My CEA fell after radiation, but not fast enough to suggest that it was heading back down to normal levels. Now it looks like it's rising again, indicating growth of tumors somewhere in my body. As usual, variability in measurements and benign conditions could also cause a rise in CEA. But it's enough to put us on closer watch for any bad guys.
My scans in December were too messy to declare anything definite. The masses in my pelvis showed elevated metabolic activity, but that could be from the radiation itself. The best news was that nothing new was showing up there. My lungs, however, showed some nodules that could become problems in the future.
Overall I'm feeling pretty good. I have a variety of nuisance symptoms including lingering bone pain, fatigue, urological misbehavior, and a fussy tummy. But I'm trying to press ahead with normal life and hoping that I can avoid or overcome any further problems.

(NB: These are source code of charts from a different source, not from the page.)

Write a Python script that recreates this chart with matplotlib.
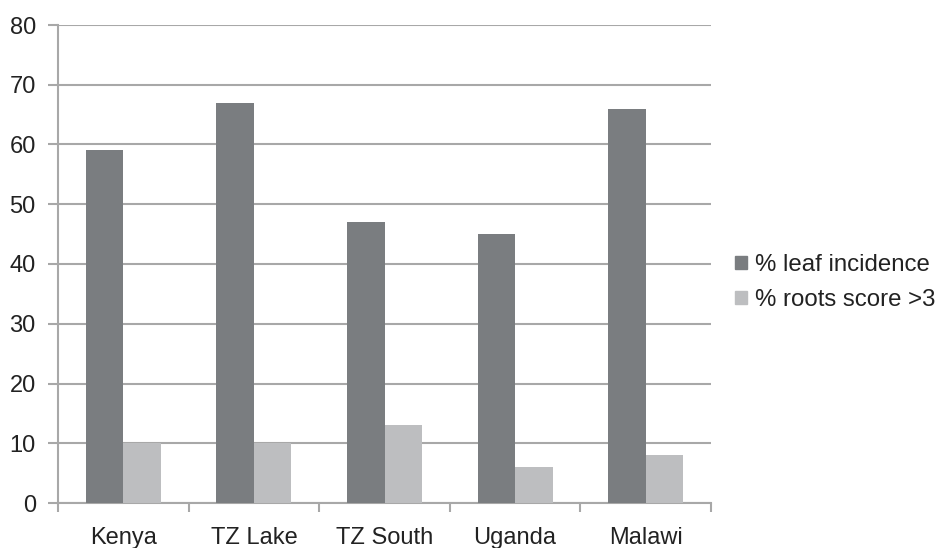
import matplotlib
matplotlib.use("Agg")
import matplotlib.pyplot as plt
import numpy as np
from matplotlib.patches import Patch

categories = ["Kenya", "TZ Lake", "TZ South", "Uganda", "Malawi"]
leaf_incidence = [59, 67, 47, 45, 66]
roots_score = [10, 10, 13, 6, 8]
series_names = ["% leaf incidence", "% roots score >3"]
yticks = [0, 10, 20, 30, 40, 50, 60, 70, 80]

plt.rcParams['font.family'] = ['Liberation Sans', 'DejaVu Sans']

fig = plt.figure(figsize=(9.41, 5.48), dpi=100)
ax = fig.add_axes([58/941, 1-503/548, (711-58)/941, (503-25)/548])

dark = "#7a7d80"
light = "#bdbec0"
grid = "#a8a8a8"

x = np.arange(len(categories))
w = 0.287
ax.bar(x - w/2, leaf_incidence, width=w, color=dark, zorder=3)
ax.bar(x + w/2, roots_score, width=w, color=light, zorder=3)

ax.set_xlim(-0.5, len(categories) - 0.5)
ax.set_ylim(0, 80)
ax.set_yticks(yticks)
ax.yaxis.grid(True, color=grid, linewidth=1.5, zorder=0)
ax.tick_params(axis='y', length=7, width=1.5, color=grid, labelsize=17, pad=9, labelcolor="#222222")

ax.set_xticks(np.arange(len(categories) + 1) - 0.5)
ax.set_xticklabels([])
ax.set_xticks(x, minor=True)
ax.set_xticklabels(categories, minor=True)
ax.tick_params(axis='x', which='major', length=6.5, width=1.5, color=grid, direction='out')
ax.tick_params(axis='x', which='minor', length=0, labelsize=17, pad=17, labelcolor="#222222")

for s in ['top', 'right']:
    ax.spines[s].set_visible(False)
for s in ['left', 'bottom']:
    ax.spines[s].set_color(grid)
    ax.spines[s].set_linewidth(1.5)

handles = [Patch(color=dark), Patch(color=light)]
fig.legend(handles, series_names, loc='center left', bbox_to_anchor=(735/941, 1-282.5/548),
           frameon=False, fontsize=17.3, handlelength=0.5, handleheight=0.5,
           handletextpad=0.35, labelspacing=0.55, labelcolor="#222222",
           borderaxespad=0, borderpad=0)

fig.savefig("out.png", dpi=100)
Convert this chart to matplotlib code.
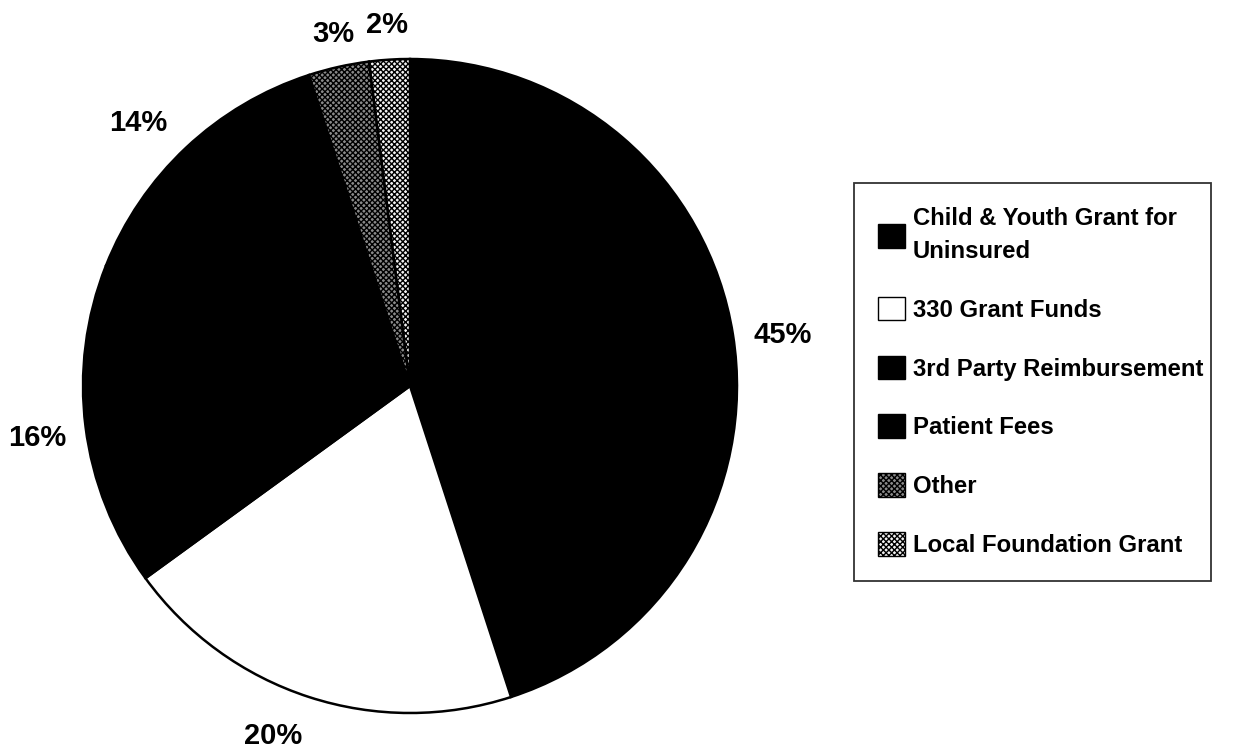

Planning for the future is tricky with such uncertain health. As long as my body keeps running my mind must find ways to keep it fed, sheltered, and repaired. Financially, I'm faced with two choices: find a way to earn enough money to live where I have professional, social, and medical opportunities; or give up work completely and find a quiet place to retire and expire.
I am heading down the first path, committing myself to be productive and engaging in the activities that are sensible if I have a long future. But I am becoming familiar with a stress that's characteristic of chronic cancer – the knowledge that disaster could strike again any day and spoil my best laid plans.